The successful deployment and widespread adoption of downhole flow control systems across the industry has extended well life and reduce field development costs. This paper summarizes the evolution of downhole flow control technologies from the simple slickline operated sliding side doors in wells completed in multiple layers, to surface controlled downhole valves with infinitely variable chokes to advanced downhole architecture with sensors that monitor inflow performance and valves that facilitate multi-zone inflow optimization. The paper also identifies challenges for current systems and opportunities for research and development. A comprehensive and chronological history of flow-control equipment design families like Inflow Control Devices (ICD) and Interval Control Valves (ICV) are discussed to depict the evolution of field challenges and appropriate solutions. The lessons learned and best practices and compiled from literature review, input from subject matter experts and from the authors’ own experienceThe paper reviews the important downhole sensors that are deployed along with the tubing to continuously monitor well performance. Selected system architectures that incorporate a combination of one or more of the above technologies are discussed with an evaluation of their merits and demerits.

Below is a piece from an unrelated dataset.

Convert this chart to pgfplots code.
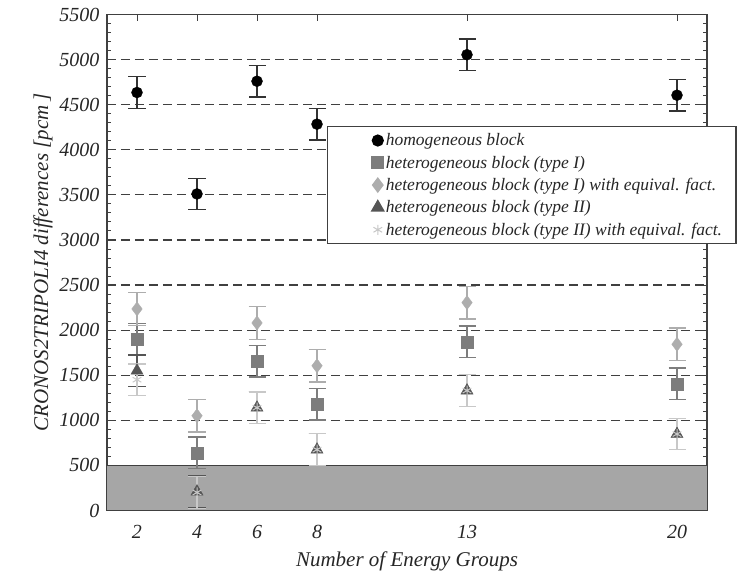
\documentclass[border=0pt]{standalone}
\usepackage{fontspec}
\setmainfont{Liberation Serif}
\usepackage{pgfplots}
\pgfplotsset{compat=1.18}

\definecolor{fillgray}{HTML}{A6A6A6}
\definecolor{axgray}{HTML}{404040}
\definecolor{sqgray}{HTML}{7D7D7D}
\definecolor{diagray}{HTML}{ADADAD}
\definecolor{trigray}{HTML}{555555}
\definecolor{stargray}{HTML}{C8C8C8}

\begin{document}
\begin{tikzpicture}
\begin{axis}[
    width=600pt, height=496pt, scale only axis,
    xmin=1, xmax=21, ymin=0, ymax=5500,
    xtick={2,4,6,8,13,20},
    ytick={0,500,...,5500},
    minor y tick num=4,
    tick align=inside,
    major tick length=7pt, minor tick length=4pt,
    ymajorgrids,
    major grid style={axgray, line width=1.1pt, dash pattern=on 9pt off 5pt},
    axis line style={axgray, line width=1.3pt},
    tick style={axgray, line width=0.9pt},
    /pgf/number format/assume math mode=true,
    /pgf/number format/1000 sep={},
    tick label style={font=\fontsize{20}{24}\selectfont\itshape, text=black!85},
    xticklabel style={yshift=-11pt},
    yticklabel style={xshift=-4pt},
    label style={font=\fontsize{21}{25}\selectfont\itshape, text=black!85},
    xlabel style={yshift=-6pt},
    xlabel={Number of Energy Groups},
    ylabel={CRONOS2TRIPOLI4 differences [pcm\,]},
    legend style={at={(0.366,0.775)}, anchor=north west, draw=axgray,
        line width=1.2pt, font=\fontsize{17.5}{20}\selectfont\itshape,
        text=black!85, inner xsep=12pt, inner ysep=5pt, row sep=4.6pt},
    legend cell align=left,
    legend image code/.code={\path (-38pt,0pt) (5pt,0pt); \draw[#1] plot coordinates {(0pt,0pt)};},
]
\coordinate (ll) at (rel axis cs:0,0);
\coordinate (ur) at (rel axis cs:1,1);

% shaded band below 500 pcm
\addplot[draw=none, fill=fillgray, forget plot] coordinates {(1,500) (21,500)} \closedcycle;
\addplot[axgray, line width=1.3pt, forget plot] coordinates {(1,500) (21,500)};

\addplot[only marks, mark=*, mark size=5.5pt, black,
    error bars/.cd, y dir=both, y explicit,
    error bar style={black!80, line width=1.3pt},
    error mark options={rotate=90, mark size=8.5pt, line width=1.3pt, black!80}]
coordinates {
  (2,4635) +- (0,175)
  (4,3510) +- (0,175)
  (6,4760) +- (0,175)
  (8,4284) +- (0,175)
  (13,5054) +- (0,175)
  (20,4605) +- (0,175)
};
\addlegendentry{homogeneous block}

\addplot[only marks, mark=square*, mark size=6pt, sqgray,
    error bars/.cd, y dir=both, y explicit,
    error bar style={sqgray, line width=1.3pt},
    error mark options={rotate=90, mark size=8.5pt, line width=1.3pt, sqgray}]
coordinates {
  (2,1900) +- (0,175)
  (4,640) +- (0,175)
  (6,1655) +- (0,175)
  (8,1180) +- (0,175)
  (13,1870) +- (0,175)
  (20,1405) +- (0,175)
};
\addlegendentry{heterogeneous block (type I)}

\addplot[only marks, mark=diamond*, mark size=7pt, diagray,
    error bars/.cd, y dir=both, y explicit,
    error bar style={diagray, line width=1.3pt},
    error mark options={rotate=90, mark size=8.5pt, line width=1.3pt, diagray}]
coordinates {
  (2,2235) +- (0,180)
  (4,1050) +- (0,180)
  (6,2080) +- (0,180)
  (8,1605) +- (0,180)
  (13,2305) +- (0,180)
  (20,1843) +- (0,180)
};
\addlegendentry{heterogeneous block (type I) with equival. fact.}

\addplot[only marks, mark=triangle*, mark size=7pt, trigray,
    error bars/.cd, y dir=both, y explicit,
    error bar style={trigray, line width=1.3pt},
    error mark options={rotate=90, mark size=8.5pt, line width=1.3pt, trigray}]
coordinates {
  (2,1550) +- (0,175)
  (4,210) +- (0,175)
  (6,1140) +- (0,175)
  (8,675) +- (0,175)
  (13,1330) +- (0,175)
  (20,848) +- (0,175)
};
\addlegendentry{heterogeneous block (type II)}

\addplot[only marks, mark=asterisk, mark size=5pt, stargray, line width=1pt,
    error bars/.cd, y dir=both, y explicit,
    error bar style={stargray, line width=1.3pt},
    error mark options={rotate=90, mark size=8.5pt, line width=1.3pt, stargray}]
coordinates {
  (2,1450) +- (0,175)
  (4,200) +- (0,175)
  (6,1140) +- (0,175)
  (8,675) +- (0,175)
  (13,1330) +- (0,175)
  (20,848) +- (0,175)
};
\addlegendentry{heterogeneous block (type II) with equival. fact.}
\end{axis}
\pgfresetboundingbox
\path[use as bounding box] ([shift={(-107pt,-61.5pt)}]ll) rectangle ([shift={(37pt,14.5pt)}]ur);
\end{tikzpicture}
\end{document}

Through recent noticeable advancements in material science and sensing capabilities in oil and gas industry, designing a well completion is even more challenging. The advent of new and emerging completion technologies and growing computing power ratifies that the digital oilfield age is already in motion. Downhole surveillance through integrated sensors and gauges, large data analytics combined with machine learning and artificial intelligence has made a future for data-driven autonomous dynamic reservoir optimization possible. However, there needs to be a balance between feature additions and value additions to keep focus on the pivotal goal of producing oil at the lowest cost per barrel out of the ground. In addition, there should be an emphasis on total cost of ownership, reliability, and safety of equipment, especially as the complexity in the technologies increases. This is best accomplished through industry standards such as the American Petroleum Institute (API) and Advanced Well Equipment Standards (AWES), which serve as yardsticks for measuring the quality, reliability, and safety of new technology designs.

While advanced completion technology is created to enhance oil recovery, it is often more complex in design and field installation and comes at a higher cost than existing field-proven technologies. The authors introduce classification methods for such technologies based on function, feature and definition. The effort is to clarify the plethora of terminologies flooding the Oil field dictionary such as Autonomous, Automated, Active, Passive etc. This paper presents the pros and cons of existing and emerging flow control integrated technologies using a comparative matrix based on a total cost, perceived risk and realized value perspective, emphasizing reliability and a fit-for-purpose application approach. This can serve as a selection criterion guide to reservoir and production professionals.